WHAT IS ASKED — Which lines in the records below contain the word "this"? Copy each of them.

(Code that draws figures)
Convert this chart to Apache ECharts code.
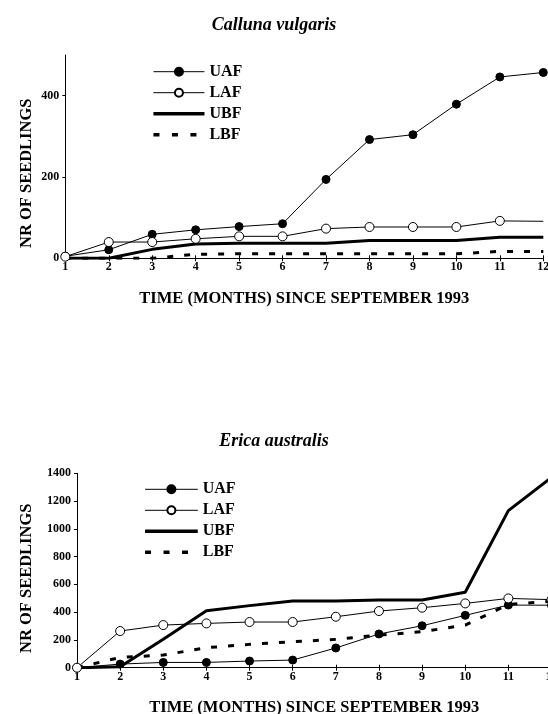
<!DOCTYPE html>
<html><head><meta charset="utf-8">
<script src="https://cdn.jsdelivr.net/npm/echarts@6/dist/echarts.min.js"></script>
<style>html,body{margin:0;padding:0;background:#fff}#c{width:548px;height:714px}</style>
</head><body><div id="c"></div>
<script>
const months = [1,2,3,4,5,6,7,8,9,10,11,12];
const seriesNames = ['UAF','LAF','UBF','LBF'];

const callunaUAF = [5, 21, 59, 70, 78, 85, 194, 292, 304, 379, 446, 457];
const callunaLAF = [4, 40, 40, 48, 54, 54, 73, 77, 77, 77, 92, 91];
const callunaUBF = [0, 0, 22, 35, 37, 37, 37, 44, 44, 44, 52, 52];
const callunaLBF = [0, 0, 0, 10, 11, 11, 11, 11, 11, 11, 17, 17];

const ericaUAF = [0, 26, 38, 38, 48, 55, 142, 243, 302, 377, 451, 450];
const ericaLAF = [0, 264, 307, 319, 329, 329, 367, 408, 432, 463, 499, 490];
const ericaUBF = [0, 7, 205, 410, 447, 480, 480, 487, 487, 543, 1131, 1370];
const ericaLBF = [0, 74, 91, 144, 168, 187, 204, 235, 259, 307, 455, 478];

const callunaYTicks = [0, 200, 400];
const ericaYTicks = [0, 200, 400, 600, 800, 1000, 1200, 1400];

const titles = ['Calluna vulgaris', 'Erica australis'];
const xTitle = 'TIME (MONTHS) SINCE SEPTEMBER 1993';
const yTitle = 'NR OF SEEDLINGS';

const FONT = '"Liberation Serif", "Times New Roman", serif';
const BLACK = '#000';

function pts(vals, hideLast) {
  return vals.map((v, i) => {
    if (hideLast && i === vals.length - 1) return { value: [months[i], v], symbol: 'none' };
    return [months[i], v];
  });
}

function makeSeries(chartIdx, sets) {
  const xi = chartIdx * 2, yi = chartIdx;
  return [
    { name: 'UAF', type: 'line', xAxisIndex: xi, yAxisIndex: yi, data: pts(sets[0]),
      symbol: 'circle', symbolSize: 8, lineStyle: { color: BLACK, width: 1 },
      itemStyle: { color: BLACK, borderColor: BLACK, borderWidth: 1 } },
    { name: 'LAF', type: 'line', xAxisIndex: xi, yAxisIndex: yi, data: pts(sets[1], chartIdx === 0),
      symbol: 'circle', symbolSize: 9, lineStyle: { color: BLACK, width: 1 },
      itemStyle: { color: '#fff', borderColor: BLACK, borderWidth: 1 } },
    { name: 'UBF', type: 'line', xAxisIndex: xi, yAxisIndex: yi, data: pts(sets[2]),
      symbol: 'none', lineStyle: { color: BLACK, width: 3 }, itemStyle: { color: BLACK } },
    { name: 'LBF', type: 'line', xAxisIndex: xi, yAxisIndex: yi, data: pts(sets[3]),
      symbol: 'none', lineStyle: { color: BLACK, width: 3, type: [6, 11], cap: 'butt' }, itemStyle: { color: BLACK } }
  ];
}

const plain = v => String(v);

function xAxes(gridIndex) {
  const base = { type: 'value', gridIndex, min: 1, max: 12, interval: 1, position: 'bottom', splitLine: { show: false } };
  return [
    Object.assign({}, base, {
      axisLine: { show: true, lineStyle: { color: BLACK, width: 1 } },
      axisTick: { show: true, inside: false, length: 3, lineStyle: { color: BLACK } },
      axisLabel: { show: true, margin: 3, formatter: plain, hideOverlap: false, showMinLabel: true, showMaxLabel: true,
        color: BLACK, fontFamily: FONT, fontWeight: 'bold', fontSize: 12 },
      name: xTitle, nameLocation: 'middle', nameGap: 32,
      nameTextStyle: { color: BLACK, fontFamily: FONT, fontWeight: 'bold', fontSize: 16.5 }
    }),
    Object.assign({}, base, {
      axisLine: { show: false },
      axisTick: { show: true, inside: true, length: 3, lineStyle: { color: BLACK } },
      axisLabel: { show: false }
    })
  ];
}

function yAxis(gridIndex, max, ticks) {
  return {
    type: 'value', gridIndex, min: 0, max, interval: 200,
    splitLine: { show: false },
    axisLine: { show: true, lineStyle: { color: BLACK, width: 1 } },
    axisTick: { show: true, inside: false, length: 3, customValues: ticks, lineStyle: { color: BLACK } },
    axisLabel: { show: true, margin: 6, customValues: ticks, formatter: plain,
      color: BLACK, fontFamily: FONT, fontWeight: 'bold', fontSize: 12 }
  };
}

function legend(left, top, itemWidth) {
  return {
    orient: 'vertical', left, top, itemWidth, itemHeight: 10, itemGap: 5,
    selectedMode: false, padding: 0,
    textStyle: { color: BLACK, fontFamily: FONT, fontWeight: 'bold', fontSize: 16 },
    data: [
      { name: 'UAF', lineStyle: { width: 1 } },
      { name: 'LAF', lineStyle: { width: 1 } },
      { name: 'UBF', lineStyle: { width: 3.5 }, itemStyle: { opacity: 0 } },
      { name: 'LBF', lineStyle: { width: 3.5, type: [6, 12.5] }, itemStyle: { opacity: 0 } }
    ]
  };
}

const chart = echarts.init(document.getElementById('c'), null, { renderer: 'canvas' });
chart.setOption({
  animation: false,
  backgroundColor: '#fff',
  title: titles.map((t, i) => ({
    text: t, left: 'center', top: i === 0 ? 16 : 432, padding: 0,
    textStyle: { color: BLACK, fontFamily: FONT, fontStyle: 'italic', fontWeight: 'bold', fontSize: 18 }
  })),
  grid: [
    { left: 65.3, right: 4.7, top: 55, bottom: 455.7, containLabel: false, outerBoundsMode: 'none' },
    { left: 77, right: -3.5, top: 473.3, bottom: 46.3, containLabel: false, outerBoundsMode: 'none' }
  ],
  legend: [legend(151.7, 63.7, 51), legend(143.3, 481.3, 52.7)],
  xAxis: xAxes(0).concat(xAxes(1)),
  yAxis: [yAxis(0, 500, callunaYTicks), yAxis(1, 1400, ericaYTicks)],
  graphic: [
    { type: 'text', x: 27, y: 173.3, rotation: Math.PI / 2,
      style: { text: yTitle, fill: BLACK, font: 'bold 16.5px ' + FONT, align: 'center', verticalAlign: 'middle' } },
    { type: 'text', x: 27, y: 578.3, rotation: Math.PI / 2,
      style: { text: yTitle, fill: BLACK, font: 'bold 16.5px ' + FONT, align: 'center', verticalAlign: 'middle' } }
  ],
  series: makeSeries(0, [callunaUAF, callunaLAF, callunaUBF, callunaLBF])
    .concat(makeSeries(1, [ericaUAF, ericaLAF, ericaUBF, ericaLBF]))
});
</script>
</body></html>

==

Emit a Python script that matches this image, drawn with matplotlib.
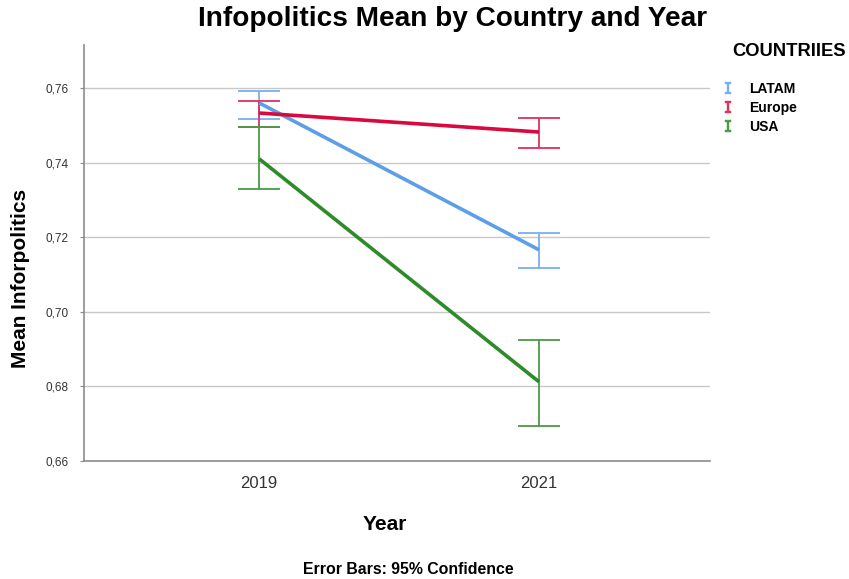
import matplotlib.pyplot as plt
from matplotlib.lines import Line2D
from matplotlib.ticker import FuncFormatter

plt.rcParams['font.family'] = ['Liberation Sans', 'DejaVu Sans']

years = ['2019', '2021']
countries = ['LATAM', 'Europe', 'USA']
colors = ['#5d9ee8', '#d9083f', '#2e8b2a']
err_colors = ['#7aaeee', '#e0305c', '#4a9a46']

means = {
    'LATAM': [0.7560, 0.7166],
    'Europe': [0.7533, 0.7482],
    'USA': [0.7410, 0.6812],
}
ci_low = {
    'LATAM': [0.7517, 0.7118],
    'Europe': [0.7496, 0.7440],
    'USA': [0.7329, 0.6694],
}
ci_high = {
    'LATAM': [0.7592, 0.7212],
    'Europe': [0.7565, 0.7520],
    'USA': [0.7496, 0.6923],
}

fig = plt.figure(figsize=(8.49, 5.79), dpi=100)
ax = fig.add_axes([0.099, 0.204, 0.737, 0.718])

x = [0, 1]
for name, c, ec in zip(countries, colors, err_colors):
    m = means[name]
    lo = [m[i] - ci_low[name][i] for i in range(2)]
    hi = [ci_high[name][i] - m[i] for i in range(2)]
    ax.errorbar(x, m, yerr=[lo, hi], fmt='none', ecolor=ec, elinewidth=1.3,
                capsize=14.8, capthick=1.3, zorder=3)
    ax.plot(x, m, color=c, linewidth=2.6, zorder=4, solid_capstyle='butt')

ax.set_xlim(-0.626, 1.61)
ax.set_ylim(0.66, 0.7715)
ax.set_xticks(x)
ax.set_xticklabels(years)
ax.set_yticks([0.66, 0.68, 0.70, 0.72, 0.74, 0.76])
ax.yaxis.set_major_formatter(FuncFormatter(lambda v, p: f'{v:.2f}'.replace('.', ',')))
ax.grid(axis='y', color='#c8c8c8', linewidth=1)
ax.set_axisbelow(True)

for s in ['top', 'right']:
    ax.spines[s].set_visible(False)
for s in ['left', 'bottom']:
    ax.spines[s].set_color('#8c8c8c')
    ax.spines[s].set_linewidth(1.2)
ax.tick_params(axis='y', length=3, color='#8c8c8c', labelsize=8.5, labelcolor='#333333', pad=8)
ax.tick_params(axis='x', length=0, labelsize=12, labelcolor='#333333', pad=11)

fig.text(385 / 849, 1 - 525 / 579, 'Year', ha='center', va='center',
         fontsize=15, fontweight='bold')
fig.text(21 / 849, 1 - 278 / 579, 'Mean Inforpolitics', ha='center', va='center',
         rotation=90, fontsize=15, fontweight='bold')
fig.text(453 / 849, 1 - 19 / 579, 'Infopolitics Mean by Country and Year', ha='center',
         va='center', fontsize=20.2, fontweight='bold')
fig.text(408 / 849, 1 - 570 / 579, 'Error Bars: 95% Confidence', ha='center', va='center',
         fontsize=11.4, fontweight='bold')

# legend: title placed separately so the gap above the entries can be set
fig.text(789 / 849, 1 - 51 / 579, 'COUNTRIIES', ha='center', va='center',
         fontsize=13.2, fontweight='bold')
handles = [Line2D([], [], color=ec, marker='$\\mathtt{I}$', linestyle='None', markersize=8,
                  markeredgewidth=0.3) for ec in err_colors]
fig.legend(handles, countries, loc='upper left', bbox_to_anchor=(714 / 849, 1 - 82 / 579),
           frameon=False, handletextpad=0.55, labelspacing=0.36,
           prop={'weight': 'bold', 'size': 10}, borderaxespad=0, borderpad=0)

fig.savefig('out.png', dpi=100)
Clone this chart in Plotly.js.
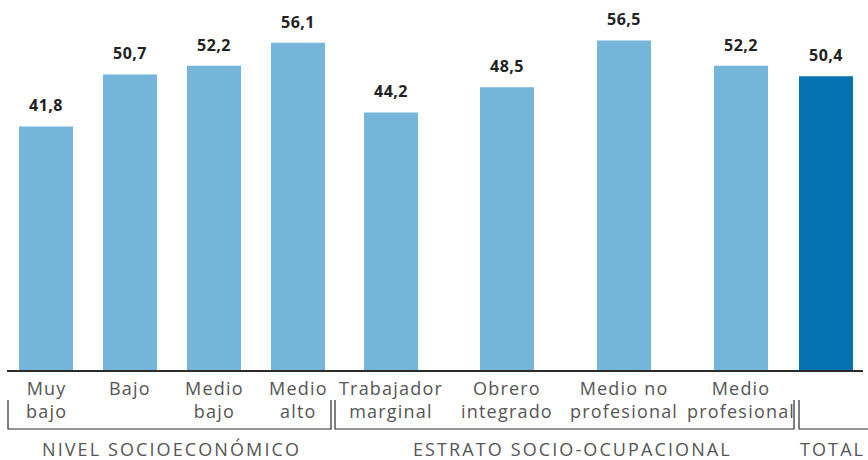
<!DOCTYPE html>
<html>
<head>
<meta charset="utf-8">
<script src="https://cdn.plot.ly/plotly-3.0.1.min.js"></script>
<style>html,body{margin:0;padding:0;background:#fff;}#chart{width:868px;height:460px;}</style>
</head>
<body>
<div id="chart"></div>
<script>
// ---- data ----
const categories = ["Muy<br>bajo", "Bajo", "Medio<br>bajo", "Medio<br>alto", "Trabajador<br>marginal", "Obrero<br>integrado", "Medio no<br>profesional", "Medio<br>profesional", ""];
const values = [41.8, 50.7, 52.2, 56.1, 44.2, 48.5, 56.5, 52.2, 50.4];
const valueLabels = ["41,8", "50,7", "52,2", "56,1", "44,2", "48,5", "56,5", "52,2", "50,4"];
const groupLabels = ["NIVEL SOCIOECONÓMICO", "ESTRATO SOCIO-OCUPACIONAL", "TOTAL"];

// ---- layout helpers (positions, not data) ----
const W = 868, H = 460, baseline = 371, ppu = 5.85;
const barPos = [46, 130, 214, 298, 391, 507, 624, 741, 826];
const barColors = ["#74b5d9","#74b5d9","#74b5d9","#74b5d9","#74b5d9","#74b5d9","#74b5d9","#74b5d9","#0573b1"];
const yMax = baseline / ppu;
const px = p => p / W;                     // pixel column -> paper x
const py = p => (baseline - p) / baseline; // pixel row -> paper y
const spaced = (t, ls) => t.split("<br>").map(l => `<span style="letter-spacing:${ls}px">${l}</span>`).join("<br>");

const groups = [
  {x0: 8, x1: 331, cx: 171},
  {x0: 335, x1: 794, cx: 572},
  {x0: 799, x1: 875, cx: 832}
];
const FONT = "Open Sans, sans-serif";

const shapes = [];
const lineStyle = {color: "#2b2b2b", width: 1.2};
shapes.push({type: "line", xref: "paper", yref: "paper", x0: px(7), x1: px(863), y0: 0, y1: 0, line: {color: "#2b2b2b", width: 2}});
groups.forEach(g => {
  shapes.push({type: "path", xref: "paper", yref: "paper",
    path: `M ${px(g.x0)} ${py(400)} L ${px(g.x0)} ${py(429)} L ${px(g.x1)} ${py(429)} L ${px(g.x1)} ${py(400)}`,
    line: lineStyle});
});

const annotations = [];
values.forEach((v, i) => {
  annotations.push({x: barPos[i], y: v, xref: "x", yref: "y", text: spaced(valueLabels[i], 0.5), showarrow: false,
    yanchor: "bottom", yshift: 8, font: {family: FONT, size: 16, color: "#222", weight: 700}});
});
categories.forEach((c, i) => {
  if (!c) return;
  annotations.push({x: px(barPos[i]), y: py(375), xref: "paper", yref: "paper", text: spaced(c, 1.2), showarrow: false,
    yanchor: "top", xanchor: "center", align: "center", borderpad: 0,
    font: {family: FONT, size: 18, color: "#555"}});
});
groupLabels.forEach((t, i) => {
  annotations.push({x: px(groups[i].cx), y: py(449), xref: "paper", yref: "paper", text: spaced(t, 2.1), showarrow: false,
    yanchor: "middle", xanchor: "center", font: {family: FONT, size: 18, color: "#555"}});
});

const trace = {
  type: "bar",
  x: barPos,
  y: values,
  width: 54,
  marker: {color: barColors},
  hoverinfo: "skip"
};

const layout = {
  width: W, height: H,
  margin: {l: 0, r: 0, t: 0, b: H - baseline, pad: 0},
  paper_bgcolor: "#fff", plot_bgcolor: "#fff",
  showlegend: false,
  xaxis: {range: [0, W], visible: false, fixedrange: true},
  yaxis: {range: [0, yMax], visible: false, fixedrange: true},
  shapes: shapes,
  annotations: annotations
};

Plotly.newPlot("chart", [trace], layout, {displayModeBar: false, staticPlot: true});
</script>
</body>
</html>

SOLVED PROBLEM —
Convert this chart to Apache ECharts code.
Emit a Python script that matches this image, drawn with matplotlib.
Clone this chart in Plotly.js.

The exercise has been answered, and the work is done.